Editorial director Dave Watkins acquired UK and Commonwealth rights from Katie Dublinski, associate publisher of Graywolf, for publication in September 2022.
Graywolf runs a non-fiction prize every year which Horn won in 2020 and which led to the publication of Voice of the Fish in the United States. With the deal, Footnote Press is bringing it to the UK for the first time.
The publisher describes Voice of the Fish as “a kaleidoscopic, hallucinatory memoir that explores the trans experience through meditations upon aquatic life and mythology, set against the backdrop of travels in Russia and a debilitating injury that left the author temporarily unable to speak, read or write".

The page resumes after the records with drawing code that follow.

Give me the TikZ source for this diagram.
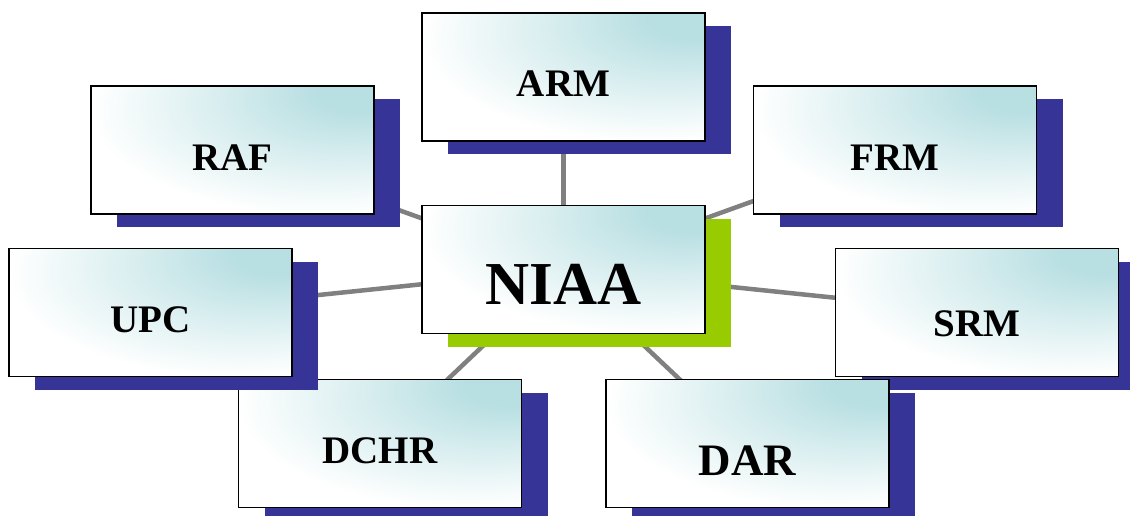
\documentclass[tikz,border=0pt]{standalone}
\usepackage{fontspec}
\setmainfont{Liberation Serif}
\usetikzlibrary{shadows}
\definecolor{glow}{RGB}{184,223,226}
\colorlet{halfglow}{glow!55!white}
\definecolor{deepblue}{RGB}{54,52,150}
\definecolor{limegreen}{RGB}{153,204,0}
\definecolor{linkgray}{RGB}{128,128,128}
\pgfdeclareradialshading{cornerglow}{\pgfpoint{25bp}{25bp}}{color(0bp)=(glow); color(8bp)=(glow); color(22bp)=(halfglow); color(40bp)=(white); color(100bp)=(white)}
\pgfdeclarelayer{background}
\pgfsetlayers{background,main}
\tikzset{
    panel/.style={draw=black, line width=1.5pt, shading=cornerglow, minimum width=283pt, minimum height=128pt, inner sep=0pt, text depth=0pt, font=\fontsize{39}{39}\selectfont\bfseries, text height=41pt}, % common box look
    unit/.style={panel, drop shadow={shadow xshift=26pt, shadow yshift=-13pt, fill=deepblue, opacity=1}},
    hub/.style={panel, drop shadow={shadow xshift=26pt, shadow yshift=-13pt, fill=limegreen, opacity=1}},
    link/.style={draw=linkgray, line width=4.5pt},
}

\begin{document}
\begin{tikzpicture}[x=1pt, y=-1pt]
    \useasboundingbox (0,0) rectangle (1130,515);

    % Boxes
    \node[unit, text height=39pt] (arm) at (563.5,77) {ARM};
    \node[unit] (raf) at (232.5,150) {RAF};
    \node[unit] (frm) at (895,150) {FRM};
    \node[hub, font=\fontsize{61}{61}\selectfont\bfseries, text height=70pt] (niaa) at (563.5,269.5) {NIAA};
    \node[unit, text height=48pt] (srm) at (977,312.5) {SRM};
    \node[unit, font=\fontsize{45}{45}\selectfont\bfseries, text height=64pt] (dar) at (747.5,443.5) {DAR};
    \node[unit, text height=40pt] (dchr) at (380,443.5) {DCHR};
    \node[unit, text height=40pt] (upc) at (150.5,312.5) {UPC};

    % Links
    \begin{pgfonlayer}{background}
        \path[link] (niaa.center) edge (arm.center)
                                  edge (raf.center)
                                  edge (frm.center)
                                  edge (upc.center)
                                  edge (srm.center)
                                  edge (dchr.center)
                                  edge (dar.center);
    \end{pgfonlayer}
\end{tikzpicture}
\end{document}
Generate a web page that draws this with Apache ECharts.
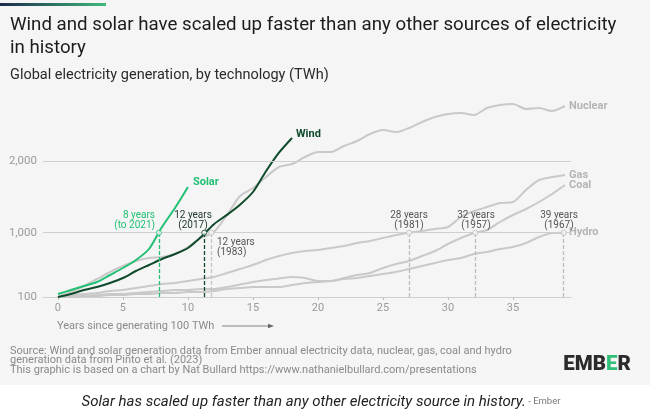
<!DOCTYPE html>
<html><head><meta charset="utf-8">
<script src="https://cdn.jsdelivr.net/npm/echarts@6/dist/echarts.min.js"></script>
<style>html,body{margin:0;padding:0;background:#fff}#c{width:658px;height:417px}</style>
</head><body><div id="c"></div>
<script>
// Years since each technology first generated 100 TWh (index = year)
const xTicks = [0, 5, 10, 15, 20, 25, 30, 35];
const yTicks = [100, 1000, 2000];
const solar = [142,198,254,310,408,506,618,772,1080,1346,1640];
const wind = [100,142,198,240,296,366,464,548,632,702,786,940,1120,1250,1392,1570,1860,2120,2326];
const nuclear = [100,170,254,352,450,534,604,646,660,702,800,926,1010,1248,1514,1626,1780,1920,1962,2060,2130,2130,2214,2284,2382,2438,2410,2466,2550,2620,2662,2676,2648,2746,2788,2802,2732,2746,2704,2774];
const gas = [100,128,142,156,184,198,226,254,282,296,324,352,380,436,492,548,618,674,716,744,758,786,814,856,884,926,968,1003,1024,1052,1080,1220,1304,1360,1416,1430,1598,1738,1780,1808];
const coal = [100,114,114,128,142,142,156,170,184,198,198,212,212,240,275,310,338,359,380,366,324,324,366,408,436,506,562,604,674,744,842,926,996,1038,1150,1248,1332,1430,1542,1668];
const hydro = [100,100,114,114,128,128,142,142,156,156,170,170,184,212,226,240,240,240,268,296,310,324,352,366,394,422,450,492,534,576,618,646,702,730,772,800,856,940,996,1000];
// years taken to reach 1,000 TWh
const reach1000 = {Solar: 7.77, Wind: 11.25, Nuclear: 11.8, Gas: 27.0, Coal: 32.1, Hydro: 38.9};
const annotations = [
  {name:'Solar', lines:['8 years','(to 2021)']},
  {name:'Wind', lines:['12 years','(2017)']},
  {name:'Nuclear', lines:['12 years','(1983)']},
  {name:'Gas', lines:['28 years','(1981)']},
  {name:'Coal', lines:['32 years','(1957)']},
  {name:'Hydro', lines:['39 years','(1967)']}
];

const F = 'Roboto, "Noto Sans", sans-serif';
const GREEN = '#22bf75', DARK = '#0f4a2b', GRAY = '#c9c9c9', LAB = '#b4b4b4';
const toPts = arr => arr.map((v, i) => [i, v]);

function mkSeries(name, data, color, z, labelOffset, dashColor) {
  return {
    name, type: 'line', data: toPts(data), smooth: 0.25, showSymbol: false, symbol: 'none',
    z, lineStyle: {color, width: 2}, itemStyle: {color},
    emphasis: {disabled: true},
    endLabel: {show: true, formatter: name, color: name === 'Solar' || name === 'Wind' ? color : LAB,
      fontFamily: F, fontWeight: 'bold', fontSize: 11, offset: labelOffset, distance: 4},
    markLine: {
      silent: true, symbol: 'none', animation: false, z: z + 1,
      lineStyle: {color: dashColor, type: [4, 2], width: 1.3, opacity: 1},
      emphasis: {disabled: true},
      label: {show: false},
      data: [[{coord: [reach1000[name], 100], lineStyle: {color: dashColor}}, {coord: [reach1000[name], 1000]}]]
    }
  };
}

const chart = echarts.init(document.getElementById('c'), null, {renderer: 'canvas'});
const series = [
  mkSeries('Hydro', hydro, GRAY, 2, [0, 0], '#bcbcbc'),
  mkSeries('Coal', coal, GRAY, 2, [0, 0], '#bcbcbc'),
  mkSeries('Gas', gas, GRAY, 2, [0, 0], '#bcbcbc'),
  mkSeries('Nuclear', nuclear, GRAY, 2, [0, 0], '#c4c4c4'),
  mkSeries('Wind', wind, DARK, 4, [0, -4], DARK),
  mkSeries('Solar', solar, GREEN, 5, [1, -5], GREEN),
  {
    type: 'line', data: [], silent: true,
    markLine: {silent: true, symbol: 'none', animation: false,
      lineStyle: {color: '#cfcfcf', type: 'solid', width: 1}, label: {show: false},
      data: yTicks.slice(1).map(v => ({yAxis: v}))}
  },
  {
    type: 'scatter', z: 6, silent: true, symbol: 'circle', symbolSize: 5,
    data: Object.keys(reach1000).map(k => ({value: [reach1000[k], 1000],
      itemStyle: {color: '#f7f7f7', borderWidth: 1,
        borderColor: k === 'Solar' ? GREEN : (k === 'Wind' ? DARK : '#bdbdbd')}}))
  }
];

const annoPos = {
  Solar: {x: 155, y: 210, align: 'right', color: GREEN},
  Wind: {x: 193, y: 210, align: 'center', color: '#1b3527'},
  Nuclear: {x: 217, y: 237, align: 'left', color: '#555'},
  Gas: {x: 409, y: 210, align: 'center', color: '#555'},
  Coal: {x: 476, y: 210, align: 'center', color: '#555'},
  Hydro: {x: 559, y: 210, align: 'center', color: '#555'}
};
const graphics = [
  {type: 'rect', z: -10, silent: true, shape: {x: 0, y: 0, width: 650, height: 385}, style: {fill: '#f5f5f5'}},
  {type: 'rect', z: 10, silent: true, shape: {x: 0, y: 3, width: 106, height: 3},
    style: {fill: new echarts.graphic.LinearGradient(0, 0, 1, 0, [{offset: 0, color: '#1d2a4d'}, {offset: 1, color: '#3fb97a'}])}},
  {type: 'text', x: 10, y: 25, style: {text: 'Wind and solar have scaled up faster than any other sources of electricity', font: '18.7px ' + F, fill: '#1c1c1c', textVerticalAlign: 'middle'}},
  {type: 'text', x: 10, y: 48, style: {text: 'in history', font: '18.7px ' + F, fill: '#1c1c1c', textVerticalAlign: 'middle'}},
  {type: 'text', x: 10, y: 75, style: {text: 'Global electricity generation, by technology (TWh)', font: '14.5px ' + F, fill: '#2a2a2a', textVerticalAlign: 'middle'}},
  {type: 'text', x: 57, y: 326, style: {text: 'Years since generating 100 TWh', font: '11px ' + F, fill: '#8a8a8a', textVerticalAlign: 'middle'}},
  {type: 'line', shape: {x1: 222, y1: 326, x2: 271, y2: 326}, style: {stroke: '#666', lineWidth: 0.8}},
  {type: 'polygon', shape: {points: [[274, 326], [268, 323.8], [268, 328.2]]}, style: {fill: '#666'}},
  {type: 'text', x: 10, y: 346, style: {text: 'Source: Wind and solar generation data from Ember annual electricity data, nuclear, gas, coal and hydro\ngeneration data from Pinto et al. (2023)\nThis graphic is based on a chart by Nat Bullard https://www.nathanielbullard.com/presentations', font: '11px ' + F, fill: '#8a8a8a', lineHeight: 9.8}},
  {type: 'text', x: 597, y: 365, style: {text: '{a|EMB}{b|E}{a|R}', textAlign: 'center', textVerticalAlign: 'middle',
    rich: {a: {font: '900 20.5px ' + F, fill: '#2b2b2b'}, b: {font: '900 20.5px ' + F, fill: '#2fbf76'}}}},
  {type: 'text', x: 321, y: 402, style: {text: '{a|Solar has scaled up faster than any other electricity source in history.}{b| - Ember}', textAlign: 'center', textVerticalAlign: 'middle',
    rich: {a: {font: 'italic 15px ' + F, fill: '#222'}, b: {font: '9.5px ' + F, fill: '#777'}}}}
];
annotations.forEach(a => {
  const p = annoPos[a.name];
  graphics.push({type: 'text', x: p.x, y: p.y, style: {text: a.lines.join('\n'), font: '10px ' + F, fill: p.color,
    textAlign: p.align, textVerticalAlign: 'top', lineHeight: 10}, z: 20});
});

chart.setOption({
  backgroundColor: '#ffffff',
  animation: false,
  grid: {left: 43, right: 87, top: 97, bottom: 120},
  xAxis: {
    type: 'value', min: -1.15, max: 39.46,
    axisLine: {show: true, lineStyle: {color: '#cfcfcf', width: 1}},
    axisTick: {show: true, customValues: xTicks, length: 3, inside: false, lineStyle: {color: '#bdbdbd'}},
    axisLabel: {customValues: xTicks, color: '#9a9a9a', fontFamily: F, fontSize: 11, margin: 6},
    splitLine: {show: false}
  },
  yAxis: {
    type: 'value', min: 100, max: 2900,
    axisLine: {show: false}, axisTick: {show: false},
    axisLabel: {customValues: yTicks, color: '#9a9a9a', fontFamily: F, fontSize: 11.5, margin: 6},
    splitLine: {show: false}
  },
  series,
  graphic: graphics
});
</script></body></html>
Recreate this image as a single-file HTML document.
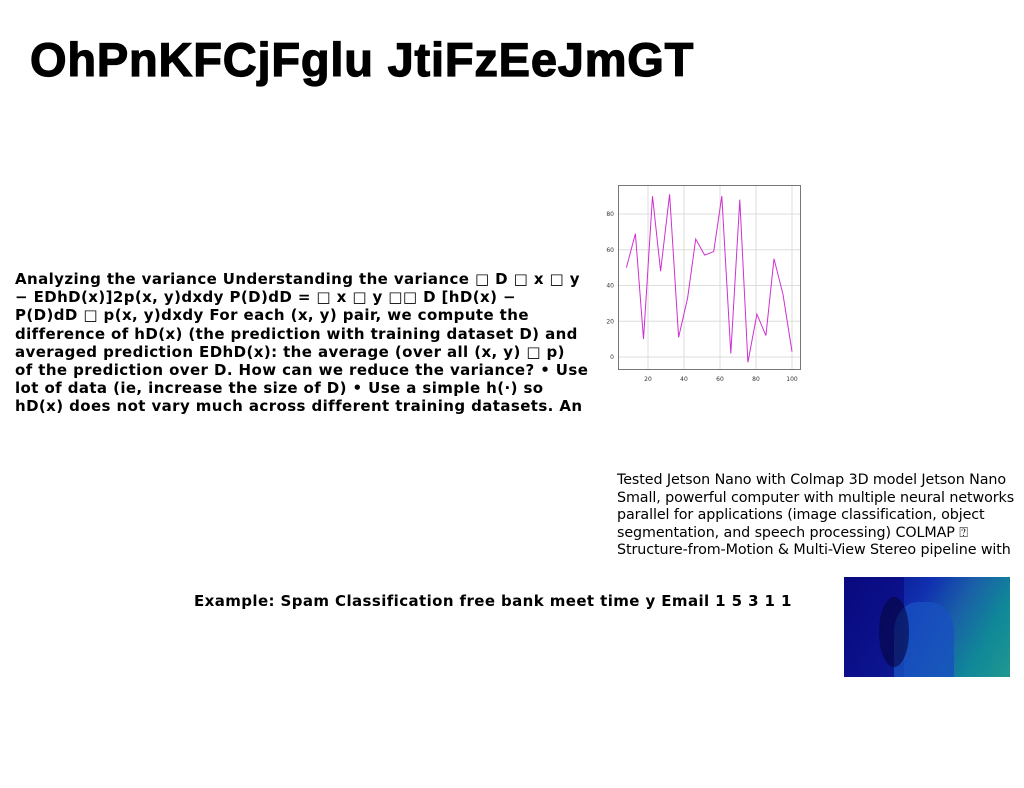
<!DOCTYPE html>
<html><head><meta charset="utf-8"><style>
body{margin:0;width:1024px;height:788px;background:#fff;position:relative;overflow:hidden;font-family:"DejaVu Sans","Liberation Sans",sans-serif}
.a{position:absolute}
#title{left:30px;top:32px;font:bold 47px "Liberation Sans",sans-serif;letter-spacing:0.8px;color:#000;-webkit-text-stroke:1.2px #000;white-space:nowrap}
#lt{left:15px;top:270px;font-weight:bold;font-size:15px;line-height:18.2px;letter-spacing:0.4px;color:#000;white-space:nowrap}
#rt{left:617px;top:472px;font-size:14.3px;line-height:17.6px;letter-spacing:-0.1px;color:#000;white-space:nowrap}
#ex{left:194px;top:592px;font-weight:bold;font-size:15px;letter-spacing:0.4px;color:#000;white-space:nowrap}
#img{left:844px;top:577px;width:166px;height:100px;background:linear-gradient(120deg,#0a0a7a 0%,#1030b0 40%,#1a60a8 60%,#108898 80%,#209890 100%)}
</style></head><body>
<div class="a" id="title">OhPnKFCjFglu JtiFzEeJmGT</div>
<div class="a" id="lt">Analyzing the variance Understanding the variance □ D □ x □ y<br>− EDhD(x)]2p(x, y)dxdy P(D)dD = □ x □ y □□ D [hD(x) −<br>P(D)dD □ p(x, y)dxdy For each (x, y) pair, we compute the<br>difference of hD(x) (the prediction with training dataset D) and<br>averaged prediction EDhD(x): the average (over all (x, y) □ p)<br>of the prediction over D. How can we reduce the variance? • Use<br>lot of data (ie, increase the size of D) • Use a simple h(·) so<br>hD(x) does not vary much across different training datasets. An</div>
<svg class="a" style="left:0;top:0" width="1024" height="788" id="chart"></svg>
<div class="a" id="rt">Tested Jetson Nano with Colmap 3D model Jetson Nano<br>Small, powerful computer with multiple neural networks<br>parallel for applications (image classification, object<br>segmentation, and speech processing) COLMAP ⍰<br>Structure-from-Motion &amp; Multi-View Stereo pipeline with</div>
<div class="a" id="ex">Example: Spam Classification free bank meet time y Email 1 5 3 1 1</div>
<div class="a" id="img">
<div style="position:absolute;left:0;top:0;width:60px;height:100px;background:#0a0880;opacity:.7"></div>
<div style="position:absolute;left:50px;top:25px;width:60px;height:75px;border-radius:40% 40% 0 0;background:#1850c0;opacity:.8"></div>
<div style="position:absolute;left:35px;top:20px;width:30px;height:70px;border-radius:50%;background:#050540;opacity:.6"></div>
</div>
<script>
const xs=[8,13,17.5,22.5,27,32,37,42,46.5,51.5,56.5,61,66,71,75.5,80.5,85.5,90,95,100];
const ys=[50,69,10,90,48,91,11,33,66,57,59,90,2,88,-3,24,12,55,35,3];
const xTicks=[20,40,60,80,100];
const yTicks=[0,20,40,60,80];
const svg=document.getElementById('chart');
const NS='http://www.w3.org/2000/svg';
const X=v=>648+(v-20)*1.8;
const Y=v=>357-v*1.7875;
function mk(t,a){const e=document.createElementNS(NS,t);for(const k in a)e.setAttribute(k,a[k]);svg.appendChild(e);return e;}
const fr=mk('rect',{x:618.5,y:185.5,width:182,height:184,fill:'#fff',stroke:'#777','stroke-width':1});


xTicks.forEach(t=>{
 const g=mk('line',{x1:X(t),x2:X(t),y1:186,y2:369,stroke:'#ddd','stroke-width':1});
 
 
 const l=mk('text',{x:X(t),y:381,'font-size':6,'text-anchor':'middle',fill:'#333'});l.textContent=t;
 
 
});
yTicks.forEach(t=>{
 const g=mk('line',{x1:619,x2:800,y1:Y(t),y2:Y(t),stroke:'#ddd','stroke-width':1});
 
 
 const l=mk('text',{x:614,y:Y(t)+2,'font-size':6,'text-anchor':'end',fill:'#333'});l.textContent=t;
 
 
});
const p=mk('polyline',{points:xs.map((x,i)=>X(x)+','+Y(ys[i])).join(' '),fill:'none',stroke:'#d030d0','stroke-width':1});


</script>
</body></html>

Its synopsis continues: “Horn swims through a range of subjects; across marine history, theology, questions of the body and gender, sexuality, transmasculinity and illness. From their childhood modelling for their mother’s art installations – immersed in a bath with dead squid; encased in a full-body plaster cast – to their travels before they were out as trans, these beguiling fragments are linked by a desire to interrogate the physical, and to identify the current beneath.
“Horn re-examines presumptions about the unchanging nature of the body, privileging instead ways of seeing and being that resist binaries; ways that falter, fracture, mutate.”
Watkins said: “Very occasionally, you come across an act of writing that stops you in your tracks with its intelligence and emotional honesty, and makes you view the world afresh. Lars’ gorgeous, structurally inventive and irresistibly readable book is one. I finished it, and immediately started it again. It is wonderful."
Horn commented: “Growing up, I never saw myself in books. Queer, transmasculine – I often still don’t. What might the body look like if written beyond the blurring of a gender binary? If elemental, nearing water, beast, or ancient god – bodies that morph, petrify, suddenly eclipse. And what might nonfiction resemble when put under formal tension – fragmented, photographic, sculptural, torn towards poetry?
“Years ago, I packed a bag and left the UK as I could not see a way of making a life for myself there. It still comes as an ache in the chest: to leave a home, to remember it – disjointed, shimmering. I am grateful to Footnote – this daring and intelligent new press – for providing the homecoming I never thought I’d see.”